─── SUPPLIED DATA
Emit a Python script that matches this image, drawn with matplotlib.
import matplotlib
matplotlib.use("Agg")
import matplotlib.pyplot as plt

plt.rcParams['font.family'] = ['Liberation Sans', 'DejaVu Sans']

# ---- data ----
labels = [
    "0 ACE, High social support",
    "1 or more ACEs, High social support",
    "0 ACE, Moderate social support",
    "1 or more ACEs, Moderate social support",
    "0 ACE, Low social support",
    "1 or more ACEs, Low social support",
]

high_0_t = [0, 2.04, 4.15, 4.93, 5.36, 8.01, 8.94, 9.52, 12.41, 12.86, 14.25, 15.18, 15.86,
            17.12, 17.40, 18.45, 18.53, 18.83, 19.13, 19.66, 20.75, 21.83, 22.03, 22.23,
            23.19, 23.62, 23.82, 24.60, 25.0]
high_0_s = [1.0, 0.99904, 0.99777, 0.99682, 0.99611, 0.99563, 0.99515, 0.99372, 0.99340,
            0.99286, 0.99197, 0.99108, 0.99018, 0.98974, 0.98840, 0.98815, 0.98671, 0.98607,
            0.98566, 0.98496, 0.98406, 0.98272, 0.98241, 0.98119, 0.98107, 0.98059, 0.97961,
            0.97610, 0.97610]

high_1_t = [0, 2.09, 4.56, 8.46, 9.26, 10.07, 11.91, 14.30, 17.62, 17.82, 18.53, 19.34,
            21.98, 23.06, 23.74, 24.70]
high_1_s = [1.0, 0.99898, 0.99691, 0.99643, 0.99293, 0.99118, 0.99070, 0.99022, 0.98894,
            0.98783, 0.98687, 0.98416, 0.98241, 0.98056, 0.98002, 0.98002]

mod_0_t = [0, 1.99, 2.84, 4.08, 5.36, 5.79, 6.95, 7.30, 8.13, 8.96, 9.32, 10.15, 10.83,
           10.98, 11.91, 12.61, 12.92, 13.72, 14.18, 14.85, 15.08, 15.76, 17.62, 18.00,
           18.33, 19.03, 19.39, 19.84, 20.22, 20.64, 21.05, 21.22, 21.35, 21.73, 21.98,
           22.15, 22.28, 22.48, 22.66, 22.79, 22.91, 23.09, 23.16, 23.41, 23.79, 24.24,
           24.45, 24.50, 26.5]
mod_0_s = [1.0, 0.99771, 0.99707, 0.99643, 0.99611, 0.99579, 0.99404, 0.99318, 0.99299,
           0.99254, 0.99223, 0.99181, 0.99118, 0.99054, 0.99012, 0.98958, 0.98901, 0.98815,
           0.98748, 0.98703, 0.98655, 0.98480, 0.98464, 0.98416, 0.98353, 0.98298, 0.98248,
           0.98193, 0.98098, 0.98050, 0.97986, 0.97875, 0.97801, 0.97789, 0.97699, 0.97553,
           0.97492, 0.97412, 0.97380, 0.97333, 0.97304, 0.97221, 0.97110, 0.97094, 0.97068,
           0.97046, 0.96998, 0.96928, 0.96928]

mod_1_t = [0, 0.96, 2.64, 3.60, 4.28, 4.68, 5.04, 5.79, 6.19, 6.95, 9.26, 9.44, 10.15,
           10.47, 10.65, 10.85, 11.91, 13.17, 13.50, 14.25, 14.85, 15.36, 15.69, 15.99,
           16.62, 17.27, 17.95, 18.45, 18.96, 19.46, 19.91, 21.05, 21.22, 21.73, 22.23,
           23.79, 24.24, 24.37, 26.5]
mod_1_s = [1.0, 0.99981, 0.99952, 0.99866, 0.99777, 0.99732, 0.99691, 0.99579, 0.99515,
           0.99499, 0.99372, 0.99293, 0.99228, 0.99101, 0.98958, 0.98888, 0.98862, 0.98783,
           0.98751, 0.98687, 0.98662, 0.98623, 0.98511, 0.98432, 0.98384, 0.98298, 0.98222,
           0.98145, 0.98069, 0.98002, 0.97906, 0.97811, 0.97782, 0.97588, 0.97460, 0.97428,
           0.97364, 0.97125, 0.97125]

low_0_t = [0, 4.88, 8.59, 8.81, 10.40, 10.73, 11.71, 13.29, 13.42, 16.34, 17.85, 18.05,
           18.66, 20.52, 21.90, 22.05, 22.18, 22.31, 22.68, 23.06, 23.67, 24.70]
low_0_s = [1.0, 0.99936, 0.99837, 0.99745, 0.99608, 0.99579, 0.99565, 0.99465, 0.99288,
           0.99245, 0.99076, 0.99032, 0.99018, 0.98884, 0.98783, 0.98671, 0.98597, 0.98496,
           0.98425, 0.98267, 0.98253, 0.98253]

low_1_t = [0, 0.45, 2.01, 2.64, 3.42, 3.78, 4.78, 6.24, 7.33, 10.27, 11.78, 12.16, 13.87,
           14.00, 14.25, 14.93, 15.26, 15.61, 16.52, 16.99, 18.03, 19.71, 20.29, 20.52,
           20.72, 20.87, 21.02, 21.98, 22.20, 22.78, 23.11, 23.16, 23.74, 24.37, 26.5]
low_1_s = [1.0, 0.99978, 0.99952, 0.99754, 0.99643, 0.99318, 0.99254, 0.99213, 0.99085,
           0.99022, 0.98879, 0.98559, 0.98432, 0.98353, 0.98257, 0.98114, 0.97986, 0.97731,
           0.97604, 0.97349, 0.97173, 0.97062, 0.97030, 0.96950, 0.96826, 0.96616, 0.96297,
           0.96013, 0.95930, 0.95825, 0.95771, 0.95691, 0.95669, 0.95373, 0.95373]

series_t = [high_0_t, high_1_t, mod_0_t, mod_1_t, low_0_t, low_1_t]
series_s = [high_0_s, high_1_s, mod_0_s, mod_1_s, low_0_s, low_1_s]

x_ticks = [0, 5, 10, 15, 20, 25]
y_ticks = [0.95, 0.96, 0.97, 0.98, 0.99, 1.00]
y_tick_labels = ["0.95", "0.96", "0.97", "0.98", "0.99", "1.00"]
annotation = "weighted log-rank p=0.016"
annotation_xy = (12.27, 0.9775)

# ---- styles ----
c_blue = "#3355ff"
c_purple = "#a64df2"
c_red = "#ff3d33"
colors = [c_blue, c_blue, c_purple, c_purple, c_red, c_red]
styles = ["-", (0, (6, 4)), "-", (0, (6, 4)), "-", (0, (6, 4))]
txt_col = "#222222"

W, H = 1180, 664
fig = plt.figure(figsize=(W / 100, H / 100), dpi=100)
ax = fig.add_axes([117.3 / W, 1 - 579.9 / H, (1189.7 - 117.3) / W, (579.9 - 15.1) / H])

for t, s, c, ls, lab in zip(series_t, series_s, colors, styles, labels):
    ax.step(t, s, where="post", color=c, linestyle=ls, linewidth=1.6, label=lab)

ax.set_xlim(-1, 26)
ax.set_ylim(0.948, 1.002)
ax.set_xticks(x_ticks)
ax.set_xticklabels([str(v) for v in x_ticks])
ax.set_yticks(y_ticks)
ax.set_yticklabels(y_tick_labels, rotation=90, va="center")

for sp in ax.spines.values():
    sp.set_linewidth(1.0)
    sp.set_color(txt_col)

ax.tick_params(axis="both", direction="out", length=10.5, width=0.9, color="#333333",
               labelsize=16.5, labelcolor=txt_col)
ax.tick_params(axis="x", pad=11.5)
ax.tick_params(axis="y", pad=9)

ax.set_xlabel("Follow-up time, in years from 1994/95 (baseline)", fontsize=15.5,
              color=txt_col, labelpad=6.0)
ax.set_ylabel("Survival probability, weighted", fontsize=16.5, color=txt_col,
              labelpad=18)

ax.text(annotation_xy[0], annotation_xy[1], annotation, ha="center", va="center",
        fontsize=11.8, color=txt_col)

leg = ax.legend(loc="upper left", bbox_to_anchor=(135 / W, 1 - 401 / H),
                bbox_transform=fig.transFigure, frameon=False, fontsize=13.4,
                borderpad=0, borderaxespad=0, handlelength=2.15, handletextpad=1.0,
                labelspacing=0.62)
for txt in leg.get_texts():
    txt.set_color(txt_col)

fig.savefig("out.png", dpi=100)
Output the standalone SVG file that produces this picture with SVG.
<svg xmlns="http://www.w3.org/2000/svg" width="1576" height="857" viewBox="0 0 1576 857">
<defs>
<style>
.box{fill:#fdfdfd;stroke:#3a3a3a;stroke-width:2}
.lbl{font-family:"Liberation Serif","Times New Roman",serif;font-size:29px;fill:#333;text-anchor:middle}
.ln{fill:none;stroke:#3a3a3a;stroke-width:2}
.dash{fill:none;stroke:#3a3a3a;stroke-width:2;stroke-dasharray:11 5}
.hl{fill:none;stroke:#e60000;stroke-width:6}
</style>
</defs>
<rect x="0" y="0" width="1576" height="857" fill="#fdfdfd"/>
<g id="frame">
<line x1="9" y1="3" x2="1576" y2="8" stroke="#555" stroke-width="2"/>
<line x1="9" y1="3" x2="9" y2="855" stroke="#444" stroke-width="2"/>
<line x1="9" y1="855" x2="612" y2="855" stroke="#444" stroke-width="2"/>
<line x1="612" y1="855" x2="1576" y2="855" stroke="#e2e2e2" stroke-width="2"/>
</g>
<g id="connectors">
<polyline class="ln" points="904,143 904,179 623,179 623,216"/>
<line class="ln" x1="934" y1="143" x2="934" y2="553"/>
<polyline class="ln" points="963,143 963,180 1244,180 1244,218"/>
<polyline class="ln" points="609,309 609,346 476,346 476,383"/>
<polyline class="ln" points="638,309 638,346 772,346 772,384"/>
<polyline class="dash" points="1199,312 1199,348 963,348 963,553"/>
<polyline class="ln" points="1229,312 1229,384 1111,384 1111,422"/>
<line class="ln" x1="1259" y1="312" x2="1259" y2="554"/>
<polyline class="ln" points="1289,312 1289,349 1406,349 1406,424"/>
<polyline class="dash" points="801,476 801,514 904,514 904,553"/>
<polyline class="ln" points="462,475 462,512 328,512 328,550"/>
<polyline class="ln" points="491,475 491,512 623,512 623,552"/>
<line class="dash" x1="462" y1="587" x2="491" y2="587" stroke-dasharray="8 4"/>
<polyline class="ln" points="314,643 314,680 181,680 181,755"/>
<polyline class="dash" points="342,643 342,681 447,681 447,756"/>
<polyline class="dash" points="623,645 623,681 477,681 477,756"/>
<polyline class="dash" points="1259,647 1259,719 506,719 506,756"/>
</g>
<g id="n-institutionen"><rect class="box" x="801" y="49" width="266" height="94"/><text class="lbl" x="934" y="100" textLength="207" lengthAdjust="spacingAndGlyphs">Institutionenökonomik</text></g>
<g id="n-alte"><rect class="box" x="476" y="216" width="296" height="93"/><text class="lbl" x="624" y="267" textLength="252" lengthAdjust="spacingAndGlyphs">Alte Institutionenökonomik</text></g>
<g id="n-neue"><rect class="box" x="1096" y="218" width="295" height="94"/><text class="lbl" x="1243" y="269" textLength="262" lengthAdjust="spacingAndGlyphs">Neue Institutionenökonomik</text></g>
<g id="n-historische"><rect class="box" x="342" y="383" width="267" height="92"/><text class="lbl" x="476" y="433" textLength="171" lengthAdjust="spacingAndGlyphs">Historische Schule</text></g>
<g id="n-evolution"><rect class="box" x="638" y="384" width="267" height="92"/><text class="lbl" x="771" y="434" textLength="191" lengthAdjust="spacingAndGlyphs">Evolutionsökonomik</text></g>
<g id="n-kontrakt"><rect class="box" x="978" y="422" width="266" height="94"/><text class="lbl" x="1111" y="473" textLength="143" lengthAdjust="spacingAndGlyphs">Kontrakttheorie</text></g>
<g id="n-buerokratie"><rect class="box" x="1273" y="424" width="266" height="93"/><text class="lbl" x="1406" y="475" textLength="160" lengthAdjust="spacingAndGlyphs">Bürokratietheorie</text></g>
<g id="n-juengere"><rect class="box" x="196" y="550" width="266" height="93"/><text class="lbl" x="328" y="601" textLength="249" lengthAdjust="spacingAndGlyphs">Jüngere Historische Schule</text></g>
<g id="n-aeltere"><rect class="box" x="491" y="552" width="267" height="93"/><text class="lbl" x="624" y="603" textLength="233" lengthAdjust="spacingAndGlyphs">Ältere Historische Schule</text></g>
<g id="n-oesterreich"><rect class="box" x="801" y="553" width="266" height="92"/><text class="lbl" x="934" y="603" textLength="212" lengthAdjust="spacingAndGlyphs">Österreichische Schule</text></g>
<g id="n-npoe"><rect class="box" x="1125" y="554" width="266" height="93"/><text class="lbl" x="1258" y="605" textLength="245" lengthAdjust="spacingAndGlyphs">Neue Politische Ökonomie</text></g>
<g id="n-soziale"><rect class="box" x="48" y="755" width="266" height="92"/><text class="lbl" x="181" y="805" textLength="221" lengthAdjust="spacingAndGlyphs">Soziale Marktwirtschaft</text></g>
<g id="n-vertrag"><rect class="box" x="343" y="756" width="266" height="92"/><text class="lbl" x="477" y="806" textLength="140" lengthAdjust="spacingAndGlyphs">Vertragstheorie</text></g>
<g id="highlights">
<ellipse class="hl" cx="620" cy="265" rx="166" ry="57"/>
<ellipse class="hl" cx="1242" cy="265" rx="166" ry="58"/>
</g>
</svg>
──────
▶ _YOUR OBJECTIVE_: Copy out the lines that hold "matplotlib".

▶ _IN RESPONSE_:
Emit a Python script that matches this image, drawn with matplotlib.
import matplotlib
matplotlib.use("Agg")
import matplotlib.pyplot as plt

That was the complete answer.